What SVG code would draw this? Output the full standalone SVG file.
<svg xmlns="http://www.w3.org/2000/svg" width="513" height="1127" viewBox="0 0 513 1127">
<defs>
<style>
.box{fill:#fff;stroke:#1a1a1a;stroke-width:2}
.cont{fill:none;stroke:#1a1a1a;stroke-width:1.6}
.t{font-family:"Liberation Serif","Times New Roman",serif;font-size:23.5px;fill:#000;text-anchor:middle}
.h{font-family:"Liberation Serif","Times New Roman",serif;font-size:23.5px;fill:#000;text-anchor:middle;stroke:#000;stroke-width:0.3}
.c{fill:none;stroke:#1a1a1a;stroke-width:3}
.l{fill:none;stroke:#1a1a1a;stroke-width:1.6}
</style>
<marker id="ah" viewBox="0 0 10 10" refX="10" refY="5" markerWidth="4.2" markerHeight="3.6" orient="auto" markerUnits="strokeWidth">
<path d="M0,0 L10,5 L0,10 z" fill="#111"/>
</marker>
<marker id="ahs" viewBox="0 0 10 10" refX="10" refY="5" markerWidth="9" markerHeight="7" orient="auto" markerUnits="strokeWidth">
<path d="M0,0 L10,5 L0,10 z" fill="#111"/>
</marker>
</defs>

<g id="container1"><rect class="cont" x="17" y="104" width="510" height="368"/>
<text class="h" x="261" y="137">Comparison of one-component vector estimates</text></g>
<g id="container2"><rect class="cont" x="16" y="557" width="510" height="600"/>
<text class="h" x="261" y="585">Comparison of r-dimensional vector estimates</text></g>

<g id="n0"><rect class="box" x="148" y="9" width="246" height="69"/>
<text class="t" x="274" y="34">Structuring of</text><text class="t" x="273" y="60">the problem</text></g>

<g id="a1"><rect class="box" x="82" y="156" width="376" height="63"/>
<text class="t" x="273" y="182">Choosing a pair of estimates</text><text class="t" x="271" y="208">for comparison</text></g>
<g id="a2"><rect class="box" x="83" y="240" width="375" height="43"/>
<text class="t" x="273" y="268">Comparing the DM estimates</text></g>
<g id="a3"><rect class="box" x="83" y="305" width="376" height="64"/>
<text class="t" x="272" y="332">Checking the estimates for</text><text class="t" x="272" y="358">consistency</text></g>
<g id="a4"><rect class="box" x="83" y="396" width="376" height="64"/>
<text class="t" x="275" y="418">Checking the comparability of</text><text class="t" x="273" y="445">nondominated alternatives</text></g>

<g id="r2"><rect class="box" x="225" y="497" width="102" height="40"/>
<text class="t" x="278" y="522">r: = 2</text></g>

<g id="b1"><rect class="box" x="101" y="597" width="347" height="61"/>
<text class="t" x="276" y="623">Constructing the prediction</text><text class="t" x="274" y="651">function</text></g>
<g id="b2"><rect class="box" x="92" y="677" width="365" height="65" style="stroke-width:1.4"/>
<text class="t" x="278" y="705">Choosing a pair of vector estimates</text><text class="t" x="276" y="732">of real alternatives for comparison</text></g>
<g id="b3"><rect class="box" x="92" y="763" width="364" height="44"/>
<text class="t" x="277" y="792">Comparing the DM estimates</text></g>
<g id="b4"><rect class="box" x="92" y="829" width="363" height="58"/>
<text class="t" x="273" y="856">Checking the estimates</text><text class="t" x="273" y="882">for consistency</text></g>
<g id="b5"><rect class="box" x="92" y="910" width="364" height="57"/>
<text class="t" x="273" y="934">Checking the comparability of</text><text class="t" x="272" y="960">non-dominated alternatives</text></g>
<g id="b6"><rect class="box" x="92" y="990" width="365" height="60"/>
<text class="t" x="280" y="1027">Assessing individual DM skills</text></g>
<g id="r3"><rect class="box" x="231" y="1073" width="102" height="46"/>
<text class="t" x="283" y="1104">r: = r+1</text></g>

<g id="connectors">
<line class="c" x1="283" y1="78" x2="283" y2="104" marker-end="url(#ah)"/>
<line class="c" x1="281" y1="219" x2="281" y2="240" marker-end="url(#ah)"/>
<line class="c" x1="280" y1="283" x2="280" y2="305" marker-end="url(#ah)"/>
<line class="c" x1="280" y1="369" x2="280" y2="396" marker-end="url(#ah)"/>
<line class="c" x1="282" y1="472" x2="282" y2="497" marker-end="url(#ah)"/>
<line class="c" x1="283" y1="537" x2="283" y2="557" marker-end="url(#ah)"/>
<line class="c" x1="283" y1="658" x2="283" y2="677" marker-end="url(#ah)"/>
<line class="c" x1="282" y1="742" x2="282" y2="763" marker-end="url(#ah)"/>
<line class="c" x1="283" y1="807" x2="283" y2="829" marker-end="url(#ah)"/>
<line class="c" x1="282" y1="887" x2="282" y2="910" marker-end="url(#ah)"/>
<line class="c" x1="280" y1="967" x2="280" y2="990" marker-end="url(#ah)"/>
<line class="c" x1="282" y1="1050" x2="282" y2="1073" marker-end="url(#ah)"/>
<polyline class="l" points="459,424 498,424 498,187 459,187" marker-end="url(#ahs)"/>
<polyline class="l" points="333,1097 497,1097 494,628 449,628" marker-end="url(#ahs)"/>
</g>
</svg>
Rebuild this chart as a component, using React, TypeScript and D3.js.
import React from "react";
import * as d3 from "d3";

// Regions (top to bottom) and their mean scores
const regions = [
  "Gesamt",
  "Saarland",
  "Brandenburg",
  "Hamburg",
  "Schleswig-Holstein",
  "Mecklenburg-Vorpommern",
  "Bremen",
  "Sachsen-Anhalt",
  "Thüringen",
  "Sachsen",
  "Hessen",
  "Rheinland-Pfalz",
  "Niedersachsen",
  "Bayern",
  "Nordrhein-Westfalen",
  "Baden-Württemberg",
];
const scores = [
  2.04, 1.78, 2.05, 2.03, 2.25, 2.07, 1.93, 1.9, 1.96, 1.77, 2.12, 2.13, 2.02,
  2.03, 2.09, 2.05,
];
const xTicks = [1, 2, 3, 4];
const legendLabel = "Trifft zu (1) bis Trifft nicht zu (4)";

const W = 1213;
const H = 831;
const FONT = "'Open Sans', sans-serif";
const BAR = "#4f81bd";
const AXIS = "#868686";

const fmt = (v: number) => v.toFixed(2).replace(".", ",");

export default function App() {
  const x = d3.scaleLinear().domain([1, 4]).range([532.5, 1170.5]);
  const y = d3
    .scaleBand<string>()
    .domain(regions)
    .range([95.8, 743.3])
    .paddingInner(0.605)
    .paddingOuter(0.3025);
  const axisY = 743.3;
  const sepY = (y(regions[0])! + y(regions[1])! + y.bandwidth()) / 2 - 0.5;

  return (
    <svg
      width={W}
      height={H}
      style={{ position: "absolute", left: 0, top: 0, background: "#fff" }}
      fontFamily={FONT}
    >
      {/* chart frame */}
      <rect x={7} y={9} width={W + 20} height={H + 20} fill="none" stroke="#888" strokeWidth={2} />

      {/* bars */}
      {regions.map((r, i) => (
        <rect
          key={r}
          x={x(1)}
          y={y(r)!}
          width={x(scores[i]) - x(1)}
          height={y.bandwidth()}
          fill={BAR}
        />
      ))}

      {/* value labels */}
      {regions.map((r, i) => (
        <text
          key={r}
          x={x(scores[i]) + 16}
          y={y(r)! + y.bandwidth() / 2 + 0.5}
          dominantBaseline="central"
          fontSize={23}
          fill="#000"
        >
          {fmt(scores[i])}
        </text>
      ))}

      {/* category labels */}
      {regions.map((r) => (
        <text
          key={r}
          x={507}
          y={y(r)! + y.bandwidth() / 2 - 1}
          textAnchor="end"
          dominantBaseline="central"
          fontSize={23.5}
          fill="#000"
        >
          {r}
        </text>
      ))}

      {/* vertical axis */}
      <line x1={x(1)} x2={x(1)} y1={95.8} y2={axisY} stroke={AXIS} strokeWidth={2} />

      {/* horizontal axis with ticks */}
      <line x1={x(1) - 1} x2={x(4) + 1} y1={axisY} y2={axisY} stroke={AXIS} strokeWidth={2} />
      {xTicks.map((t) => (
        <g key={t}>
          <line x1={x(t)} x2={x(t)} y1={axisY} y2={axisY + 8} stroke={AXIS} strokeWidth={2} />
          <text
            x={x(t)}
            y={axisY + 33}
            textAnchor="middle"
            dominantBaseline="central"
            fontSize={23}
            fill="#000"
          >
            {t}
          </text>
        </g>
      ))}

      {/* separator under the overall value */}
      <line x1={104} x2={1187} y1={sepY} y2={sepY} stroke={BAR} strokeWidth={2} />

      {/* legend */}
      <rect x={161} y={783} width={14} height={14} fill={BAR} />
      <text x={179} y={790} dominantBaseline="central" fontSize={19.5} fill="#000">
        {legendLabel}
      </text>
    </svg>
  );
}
——
Task instructions
Show all lines in the entries above where the word "this" appears.

Written response
What SVG code would draw this? Output the full standalone SVG file.
Rebuild this chart as a component, using React, TypeScript and D3.js.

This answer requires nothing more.